I know the feeling. My dad has been dead for many years and yet he still gets junk mail.
I'm sure other FRers have similar experiences.
My wife died in 2000. Every month she still gets in the mail a pre-approved credit card application. I have a shredder.
We get mail for my deceased father-in-law. He never lived with us. But after he died in 2002, my mother-in-law moved in with us in 2003.
I wonder what the sources are for this kid's info? Obviously these groups are just buying the lists from somewhere.
We gave my F-i-L a cat named Just Plain Tigger. He sent for stuff for him from a cat food company and had it sent to J.P. Tigger. They got all kinds of mail for him for years.
My daughter died in 2004 and I just toss any mail she gets. No big deal! Don't get the wrong impression. I miss her every day. She still gets junk mail about getting a car loan, etc. I have more important things to worry about such as my brother dying in May, 2006, my husband dying in July 2006 and my mom dying in January, 2007.
WOW!!!! Having my 1st child 4 months ago made me appreciate this article a lot than I would have a year and a half ago.
Yes...
and how about this: I heard that someone got hold of the social security number for a 10 yr old boy and used it to open up credit card accounts, etc. By the time it was discovered, the lad's credit was already ruined and he had nothing to do with it.
My dad died in 1992. He just recently got a credit card application.
I am saddened by your loss,and receiving this junk mail would make your pain amplified by these creatures.
18? Hell! I have been receiving crap mail from AARP for almost 10 years now and my returning their prepaid mailers with nasty comments on why I would never join their socialist, anti-gun organization has fallen on deaf ears....I still get their BS in the mail.
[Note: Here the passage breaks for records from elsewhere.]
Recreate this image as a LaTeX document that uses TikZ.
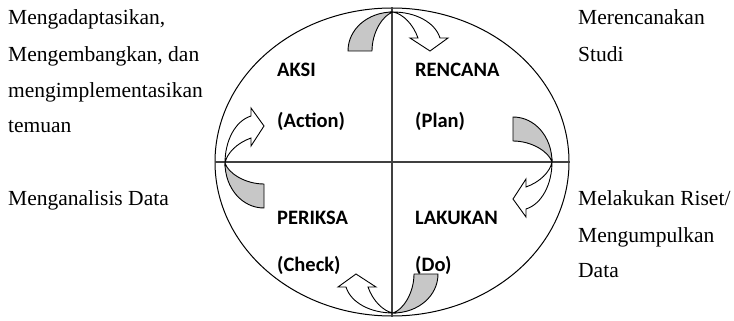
\documentclass[tikz,border=0pt]{standalone}
\usepackage{fontspec}
\setmainfont{Liberation Serif}
\newfontfamily\judul{Carlito}
\usetikzlibrary{shapes, positioning, calc}

\begin{document}
\begin{tikzpicture}[x=1pt, y=-1pt,
    ket/.style={anchor=base west, inner sep=0pt, font=\fontsize{21.5}{26}\selectfont},
    tahap/.style={anchor=base west, inner sep=0pt, font=\judul\bfseries\fontsize{20.5}{24}\selectfont},
    sumbu/.style={draw=black!75, line width=1.6pt},
    bayang/.style={draw=black, fill=black!22, line width=0.9pt, line join=round},
    putih/.style={draw=black, fill=white, line width=0.9pt},
    putar/.pic={
        \path[bayang] (-45,39) .. controls (-45,17) and (-25,0) .. (0,0)
            .. controls (-10,3) and (-21,20) .. (-21,39) -- cycle;
        \path[putih] (0,0) .. controls (22,0) and (42,10) .. (47,26) -- (55,26) -- (37,39)
            -- (17,26) -- (25,26) .. controls (20,12) and (10,2) .. (0,0) -- cycle;
    }]
    \useasboundingbox (0,0) rectangle (734,321);

    % lingkaran dan sumbu
    \node[draw, ellipse, minimum width=354pt, minimum height=308pt, inner sep=0pt, line width=1pt] (siklus) at (392,162) {};
    \draw[sumbu] (siklus.north) -- (siklus.south);
    \draw[sumbu] (siklus.west) -- (siklus.east);

    % tahap
    \node[tahap] (Aksi1) at (277,77) {AKSI};
    \node[tahap] (Aksi2) at (277,127) {(Action)};
    \node[tahap] (Rencana1) at (415,77) {RENCANA};
    \node[tahap] (Rencana2) at (415,127) {(Plan)};
    \node[tahap] (Periksa1) at (277,224) {PERIKSA};
    \node[tahap] (Periksa2) at (277,271) {(Check)};
    \node[tahap] (Lakukan1) at (415,224) {LAKUKAN};
    \node[tahap] (Lakukan2) at (415,271) {(Do)};

    % keterangan kiri
    \node[ket] (Kiri1) at (8,25) {Mengadaptasikan,};
    \node[ket] (Kiri2) at (8,62) {Mengembangkan, dan};
    \node[ket] (Kiri3) at (8,97) {mengimplementasikan};
    \node[ket] (Kiri4) at (8,132) {temuan};
    \node[ket] (Kiri5) at (8,205) {Menganalisis Data};

    % keterangan kanan
    \node[ket] (Kanan1) at (578,25) {Merencanakan};
    \node[ket] (Kanan2) at (578,62) {Studi};
    \node[ket] (Kanan3) at (578,205) {Melakukan Riset/};
    \node[ket] (Kanan4) at (578,242) {Mengumpulkan};
    \node[ket] (Kanan5) at (578,277) {Data};

    % panah putar
    \coordinate (atas) at (393,12);
    \coordinate (kanan) at (552,162);
    \coordinate (bawah) at (393,313);
    \coordinate (kiri) at (225,163);
    \pic[rotate=0] at (atas) {putar};
    \pic[rotate=-90] at (kanan) {putar};
    \pic[rotate=180] at (bawah) {putar};
    \pic[rotate=90] at (kiri) {putar};
\end{tikzpicture}
\end{document}
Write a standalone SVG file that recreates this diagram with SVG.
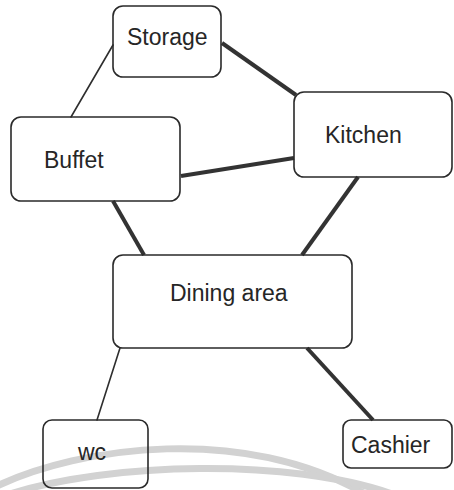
<svg xmlns="http://www.w3.org/2000/svg" width="454" height="490" viewBox="0 0 454 490">
  <style>
    .box { fill: none; stroke: #2a2a2a; stroke-width: 1.6; }
    .label { font-family: "Liberation Sans", Arial, sans-serif; font-size: 23px; fill: #262626; }
    .thin { stroke: #2e2e2e; stroke-width: 1.6; fill: none; stroke-linecap: round; }
    .thick { stroke: #333333; stroke-width: 4; fill: none; stroke-linecap: butt; }
    .band { stroke: #d2d2d2; stroke-width: 7; fill: none; }
  </style>
  <rect width="454" height="490" fill="#ffffff"/>

  <!-- background bands -->
  <g id="bands">
    <path class="band" d="M -5 487 C 80 446, 245 424, 365 494"/>
    <path class="band" d="M 10 494 C 110 462, 290 458, 392 494"/>
  </g>

  <!-- connectors -->
  <g id="connectors">
    <line class="thin" x1="113" y1="45" x2="71" y2="117"/>
    <line class="thick" x1="222" y1="43" x2="296" y2="95"/>
    <line class="thick" x1="181" y1="176" x2="294" y2="158"/>
    <line class="thick" x1="113" y1="201" x2="144" y2="255"/>
    <line class="thick" x1="358" y1="177" x2="302" y2="255"/>
    <line class="thin" x1="120" y1="348" x2="97" y2="420"/>
    <line class="thick" x1="307" y1="348" x2="373" y2="420"/>
  </g>

  <g id="storage">
    <rect class="box" x="113" y="6" width="108" height="71" rx="10"/>
    <text class="label" x="127" y="45">Storage</text>
  </g>

  <g id="kitchen">
    <rect class="box" x="294" y="92" width="158" height="85" rx="10"/>
    <text class="label" x="325" y="143">Kitchen</text>
  </g>

  <g id="buffet">
    <rect class="box" x="11" y="117" width="169" height="84" rx="10"/>
    <text class="label" x="44" y="168">Buffet</text>
  </g>

  <g id="dining-area">
    <rect class="box" x="113" y="255" width="239" height="93" rx="10"/>
    <text class="label" x="170" y="301">Dining area</text>
  </g>

  <g id="wc">
    <rect class="box" x="43" y="420" width="105" height="68" rx="9"/>
    <text class="label" x="78" y="460">wc</text>
  </g>

  <g id="cashier">
    <rect class="box" x="343" y="420" width="109" height="48" rx="8"/>
    <text class="label" x="351" y="453">Cashier</text>
  </g>
</svg>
I think I am going to start attaching their prepaid envelopes to bricks and mailing them back.
oh I didnt read the whole thing....horrible.
Ohter than banning bulk advertising to specific individuals...I don't know how to get around this. You could mandate an xref of lists vs death records in a given area, but that seems impractical if the list entry point and the death are decades apart . It would also be pretty damned intrusive.
I guess we should just ban unsolicited advertising to specific addresses....
Very awful. At first I thought it was an anti-military story until I continued. Now I feel like a heel...
I thought it was bad getting baby advertisements for a year after I'd lost a baby - but the mind boggles at this.
Mrs VS
I tried begging my mail carrier not to stuff my mailbox with junk. He said he couldn't do that. I offered to pay him to not deliver it and he said he couldn't. When I didn't check my mail hoping the overstuffed box would discourage him from stuffing the box full of junk he stopped delivering my REAL mail, still stuffed my box full of junk mail and I had to go to the post office to pick up the real mail.
But, no, she insisted. She didn't mind the junk mail for a period of time. Then, the forwarding order expired, and some enterprising souls were re-entering my mom's (new) address, a place he had never seen, as his new address when the mail was being returned.
Eleven years later, she gets mail addressed to him at her "new" place.
They have different last names, so it's easy for her to tell the mail carrier that he doesn't live there. But when it's a new carrier, they go through this all over again.
I tried getting his mail forwarded to me a couple years ago. All that happened was that the post office sent me some of my mom's mail as well. In the meantime, she still got mail for him sometimes.
That snafu prevented me from enacting Plan B, which was to have his mail forwarded to a fictitious address in a place like Timbuktu or maybe Alaska.
I canceled the order for my grandfather's mail to go to me. But once again, someone updated their records when it got returned to them. Even though I myself have moved three times, I still get a credit card solicitation for him every month or so.